Cells protect life systems. All living things are made of cells. For DNA and proteins to work correctly, the cell membrane must protect them from unwanted reactions with chemicals in the environment. Proteins provide the catalyst for building and maintaining this wall-like barrier, and DNA’s information specifies the construction of those proteins. In the end, the cell membrane selects materials helpful to the cell and protects it against harmful ones. These three factors—DNA information, protein catalysts (enzymes), and a protective environment—have to be present at the same time for life to exist as cells.

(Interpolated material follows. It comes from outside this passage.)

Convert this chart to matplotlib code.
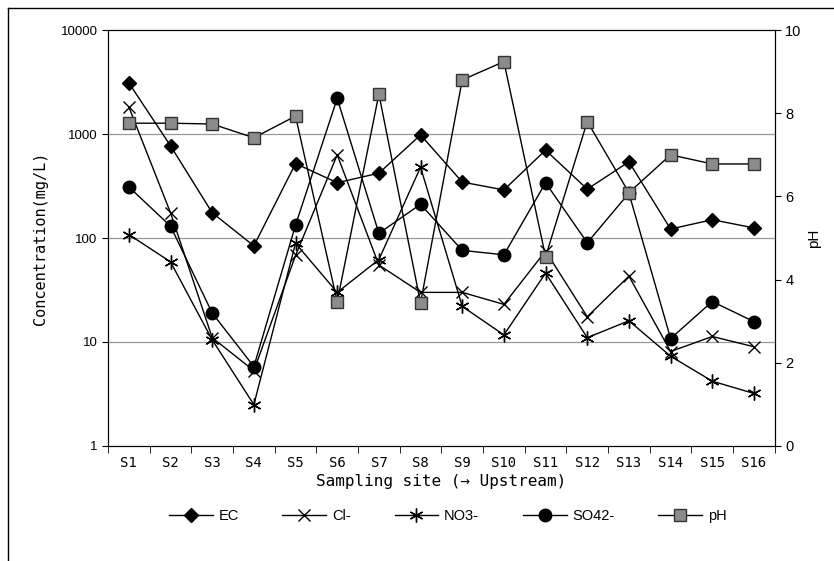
import matplotlib
matplotlib.use('Agg')
import matplotlib.pyplot as plt
from matplotlib.lines import Line2D

plt.rcParams.update({'font.size': 9, 'font.family': ['Liberation Sans', 'DejaVu Sans']})

sites = ['S1', 'S2', 'S3', 'S4', 'S5', 'S6', 'S7', 'S8',
         'S9', 'S10', 'S11', 'S12', 'S13', 'S14', 'S15', 'S16']
ec = [3100, 770, 175, 84, 520, 340, 420, 980, 345, 290, 700, 295, 540, 122, 150, 125]
cl = [1820, 175, 11, 5.3, 68, 630, 55, 30, 30, 23, 75, 17.5, 43, 8.1, 11.3, 9.0]
no3 = [108, 59, 10.5, 2.5, 89, 30, 62, 480, 22, 11.7, 46, 11, 16, 7.3, 4.2, 3.2]
so4 = [310, 130, 19, 5.8, 133, 2200, 111, 211, 76, 69, 340, 90, 270, 10.8, 24.5, 15.7]
ph = [7.76, 7.76, 7.74, 7.41, 7.93, 3.47, 8.46, 3.44, 8.8, 9.24, 4.55, 7.8, 6.09, 7.0, 6.78, 6.78]

label_font = ['DejaVu Sans Mono']

fig = plt.figure(figsize=(8.34, 5.61), dpi=100)
ax = fig.add_axes([0.1295, 0.205, 0.7995, 0.7415])
x = list(range(len(sites)))

# grid lines at decades
for v in [10, 100, 1000]:
    ax.axhline(v, color='#999999', lw=0.9, zorder=0)

ax.plot(x, ec, color='black', lw=1, marker='D', ms=7, mfc='black', mec='black', zorder=3)
ax.plot(x, cl, color='black', lw=1, marker='x', ms=9, mew=1, zorder=3)
ax.plot(x, no3, color='black', lw=1, marker=(6, 2, 0), ms=10, mew=1, zorder=3)
ax.plot(x, so4, color='black', lw=1, marker='o', ms=9, mfc='black', zorder=3)

ax.set_yscale('log')
ax.set_ylim(1, 10000)
ax.set_xlim(-0.5, len(sites) - 0.5)
ax.set_yticks([1, 10, 100, 1000, 10000])
ax.set_yticklabels(['1', '10', '100', '1000', '10000'])
ax.minorticks_off()
ax.tick_params(axis='y', direction='out', length=4, labelsize=9.5)
ax.set_xticks(x)
ax.set_xticklabels(sites, family=label_font, fontsize=10)
ax.tick_params(axis='x', length=0, pad=7)
ax.set_xticks([i - 0.5 for i in range(len(sites) + 1)], minor=True)
ax.tick_params(axis='x', which='minor', direction='out', length=5)
ax.set_ylabel('Concentration(mg/L)', family=label_font, fontsize=11, labelpad=9)
ax.set_xlabel('Sampling site (→ Upstream)', family=label_font, fontsize=11.5, labelpad=3)

ax2 = ax.twinx()
ax2.plot(x, ph, color='black', lw=1, marker='s', ms=9, mfc='#8c8c8c', mec='#333333', zorder=4)
ax2.set_ylim(0, 10)
ax2.set_yticks([0, 2, 4, 6, 8, 10])
ax2.tick_params(axis='y', direction='out', length=4, labelsize=10.5)
ax2.set_ylabel('pH', fontsize=11, labelpad=4)

# legend below the plot
handles = [
    Line2D([], [], color='black', lw=1, marker='D', ms=7, mfc='black', label='EC'),
    Line2D([], [], color='black', lw=1, marker='x', ms=9, label='Cl-'),
    Line2D([], [], color='black', lw=1, marker=(6, 2, 0), ms=10, label='NO3-'),
    Line2D([], [], color='black', lw=1, marker='o', ms=9, mfc='black', label='SO42-'),
    Line2D([], [], color='black', lw=1, marker='s', ms=9, mfc='#8c8c8c', mec='#333333', label='pH'),
]
fig.legend(handles=handles, loc='center', bbox_to_anchor=(0.537, 0.08), ncol=5,
           frameon=False, fontsize=10.5, handlelength=3.0, columnspacing=3.0,
           handletextpad=0.4)

# outer frame (left and top edges)
fig.add_artist(Line2D([0.01, 0.01], [0.0, 0.986], transform=fig.transFigure, color='black', lw=1))
fig.add_artist(Line2D([0.01, 1.0], [0.986, 0.986], transform=fig.transFigure, color='black', lw=1))

fig.savefig('out.png', dpi=100)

Natural selection and adaptation don’t create life. Changes in basic kinds of organisms are limited to variations within the kinds. Harmful mutations lead to extinction not to new complex systems. Mutations cannot create a single gene. Plants and animals were originally created with large gene pools within their created kinds. A large gene pool gives a created kind the genetic potential (the potential to produce a variety of types within a kind) to adapt to different ecosystems and ensure the survival of that kind of organism. For example, there are many shapes, sizes, and colors of dogs, illustrating the tremendous genetic potential in this kind of animal. Natural selection can only operate on the genetic material already present in a population of organisms of the same kind. It can’t create new genetic information and then change one kind of organism into another—it can’t change a dog into a cat.

Life’s natural direction is not evolution. Copying errors in DNA’s information are called mutations, which adversely affect the cell and organism. Damage to the genome shortens the lifespan of individuals and entire populations. As time passes, genetic information erodes. Mutations in the genomes of organisms are usually nearly neutral, with little effect on the organism’s fitness—its ability to survive. But the buildup of harmful mutations does occur, and this causes genetic degeneration. Mutations lead to the loss of genetic information and, consequently, the loss of genetic potential. This results in what is termed genetic load for a population of organisms. Genetic load is the amount of mutation in a kind of organism that affects its fitness in a particular environment. We haven’t seen mutations increase genetic potential, but they do increase genetic load and make survival harder—especially in man. So life naturally heads toward harmful changes, not the helpful ones that evolution claims.

BACK TO THE BIBLE

Read Genesis 1:26, 28-29; Leviticus 17:11; 1 Corinthians 15:20-26.

What does it mean when the Bible says life is “in the blood”? How does this fit with how scientists would describe something as alive? If you have blood, then you have life. It is a different definition from the ones many scientists use. Plants can metabolize and reproduce, but according to the Bible, they aren’t alive in the same way that animals and people are alive because they don’t have blood.

Where did all of life come from? All of life came from God’s creation of the world in Genesis 1.

List some things that set humans apart from plants and animals. Humans were made in the image of God. Humans can make things out of their imaginations. Humans produce things purely for intellectual and aesthetic purposes. Humans are the only creatures that worship something.

What important task did God give us in Genesis? God gave humans the responsibility of ruling over the world and caring for it.

If we truly believe God made us special and set apart, how should that change the way we work, play, live, and interact with others? We should seek to know and understand God’s will for our lives so that we can please him in all areas of our life. We will recognize that we are all made in His image, so we are all unique and special and therefore, we should treat each other as such. We should place great value on life since it is from God.

What hope do Christians have in spite of the fact that life will someday end? Christians have hope in an eternal life spent with God through salvation in Jesus Christ.

OBSERVE GOD’S CREATION INTENTLY

I have heard one say that if you are bored with life it is because you are the one that is boring. The point is that God’s creation and this life is far from boring if you truly engage with it.

What are some activities that can help us and our families engage with God’s creation in an exciting way?